Hedge funds are pooled accounts that are offered privately to investors. They are generally set up as partnerships that offer higher risk and often more focused investment strategies to investors. The premise is that investors will be rewarded with higher returns in exchange for taking these higher risks. This does happen at times, in other cases it may not. It depends on the quality of the fund’s management and the validity of their investing strategy.

Unlike mutual funds, hedge funds are not readily available to the investing public. Because of the fact that hedge funds offer their investments privately, they are subject to the rules of Regulation D of the Securities Act of 1933. This means that the fund can only be offered to accredited investors as defined by the SEC. Accredited investors include high net worth individuals, banks, insurance companies, brokers, trusts and other institutional investors.

For an individual investor to be considered an accredited investor, they must have an income of at least $200,000 for an individual or $300,000 for those with joint income for a period of at least two years with the expectation that this will continue into the future. A person with a net worth of at least $1 million either as an individual or jointly with their spouse would also be considered an accredited investor.

Hedge Funds vs. Mutual Funds: Similarities and Differences 

There are a number of similarities between the two types of funds:

  • Both hedge funds and mutual funds are pooled investment vehicles that invest the money of a number of investors in one portfolio.
  • Both hedge fund and mutual funds provide investors with a degree of diversification in terms of holding multiple securities aligned with the fund’s objective, versus just holding one or a few securities. The degree of diversification will vary widely among funds. Some mutual funds and hedge funds may be highly concentrated in a single sector or they may hold a concentrated position in just a few securities. Mutual funds will often be focused on a single market sector or asset class, hedge funds will often spread their holding over a number of sectors.
  • Both mutual funds and hedge funds are professionally managed, the managers pick the securities to be held in the fund. Hedge funds are generally actively managed, meaning the manager buys and sells securities based on their analysis, market outlook and other factors. Some mutual funds are actively managed, others are passively managed, focusing on tracking an index. In the case of an index mutual fund, the managers still oversee the fund to ensure that its portfolio tracks the index, making periodic adjustments to keep the portfolio in line.
  • Both mutual funds and hedge funds have underlying expenses that investors need to be aware of. In the case of mutual funds there is an expense ratio, in some cases there may also be up-front or back-end sales charges as well. In the case of a hedge fund there is typically an annual management fee plus a performance fee if certain objectives are met. The fees on hedge funds can often be quite steep. With both types of funds it's important for investors to understand the costs and weigh them against both the potential returns and other funds and investments they might be considering.

Some differences between hedge funds and mutual funds include:

  • Mutual funds are readily available to most investors, hedge funds are restricted to accredited investors.
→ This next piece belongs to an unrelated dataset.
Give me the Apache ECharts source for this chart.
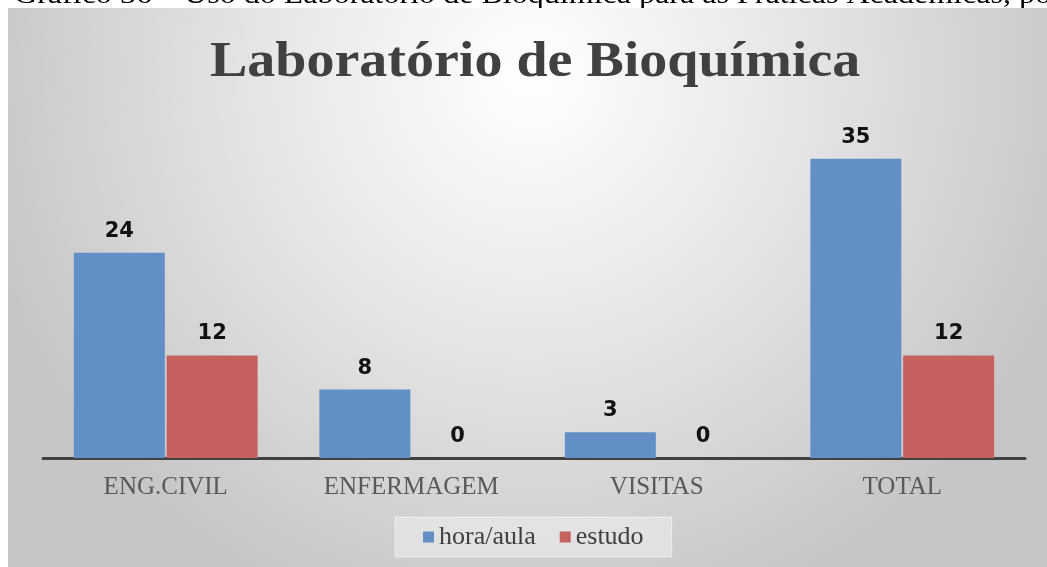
<!DOCTYPE html>
<html>
<head>
<meta charset="utf-8">
<script src="https://cdn.jsdelivr.net/npm/echarts@6/dist/echarts.min.js"></script>
<style>
  html, body { margin: 0; padding: 0; background: #fff; }
  #chart { width: 1047px; height: 567px; }
</style>
</head>
<body>
<div id="chart"></div>
<script>
// dados do gráfico
const categories = ['ENG.CIVIL', 'ENFERMAGEM', 'VISITAS', 'TOTAL']
const horaAula = [24, 8, 3, 35]
const estudo = [12, 0, 0, 12]
const seriesNames = ['hora/aula', 'estudo']

const serif = '"Liberation Serif", "Times New Roman", serif'

let chart = echarts.init(document.getElementById('chart'))

let labelStyle = {
  show: true,
  position: 'top',
  distance: 11,
  color: '#111',
  fontFamily: '"DejaVu Sans", sans-serif',
  fontWeight: 'bold',
  fontSize: 21
}

let option = {
  backgroundColor: '#fff',
  animation: false,
  graphic: [
    {
      // legenda do documento, cortada pelo painel
      type: 'text',
      z: -10,
      left: 14,
      top: -18,
      scaleX: 1.145,
      style: {
        text: 'Gráfico 36 – Uso do Laboratório de Bioquímica para as Práticas Acadêmicas, por',
        font: '28px ' + serif,
        fill: '#000'
      }
    },
    {
      type: 'rect',
      z: -5,
      shape: { x: 8, y: 8, width: 1045, height: 565 },
      style: {
        fill: {
          type: 'radial', x: 0.5, y: 0.12, r: 1.0,
          colorStops: [
            { offset: 0, color: '#ffffff' },
            { offset: 0.45, color: '#e7e7e7' },
            { offset: 1, color: '#c6c6c6' }
          ]
        }
      }
    },
    {
      type: 'text',
      z: 10,
      left: 210,
      top: 38,
      scaleX: 1.12,
      style: {
        text: 'Laboratório de Bioquímica',
        font: 'bold 50px ' + serif,
        fill: '#404040'
      }
    }
  ],
  legend: {
    data: seriesNames,
    bottom: 10,
    left: 395,
    itemWidth: 11,
    itemHeight: 11,
    itemGap: 24,
    padding: [7, 28],
    backgroundColor: 'rgba(240,240,240,0.55)',
    borderColor: 'rgba(255,255,255,0.5)',
    borderWidth: 1,
    icon: 'rect',
    textStyle: {
      fontFamily: serif,
      fontSize: 26,
      color: '#404040'
    }
  },
  grid: {
    left: 43,
    right: 22,
    top: 116,
    bottom: 109
  },
  xAxis: {
    type: 'category',
    data: categories,
    axisLine: { lineStyle: { color: '#404040', width: 3 } },
    axisTick: { show: false },
    axisLabel: {
      margin: 17,
      fontFamily: serif,
      fontSize: 25,
      color: '#595959'
    }
  },
  yAxis: {
    type: 'value',
    min: 0,
    max: 40,
    show: false,
    splitLine: { show: false }
  },
  series: [
    {
      name: seriesNames[0],
      type: 'bar',
      data: horaAula,
      barWidth: 91,
      barGap: '2%',
      itemStyle: { color: '#6290c6' },
      label: labelStyle
    },
    {
      name: seriesNames[1],
      type: 'bar',
      data: estudo,
      barWidth: 91,
      itemStyle: { color: '#c5615e' },
      label: labelStyle
    }
  ]
}

chart.setOption(option)
</script>
</body>
</html>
Additionally, there are other barriers to entry with hedge funds, such as generally higher minimum initial investments than with mutual funds. By contrast many mutual funds have very low minimum investment requirements, some as low as $100. This will vary by the share class of the mutual fund and other factors.
  • Mutual fund performance will often be highly correlated to the market benchmark or index that corresponds to its stated investment objective. For an index fund, this correlation should be quite high. It will vary a bit for actively managed funds. For hedge funds, part of the appeal is the fact that their strategy may not be highly correlated to the broad market. They should hold up better in a down market and may lag in an up market.
  • Liquidity is a very different between hedge funds and mutual funds. With a mutual fund investors can sell shares one day and the sale will go trough at the close of trading that day as long as they have their trade in by the deadline for the fund. Hedge funds often restrict the ability of investors to access their money to set periods during the year. There may also be an initial lockup period of one year or more.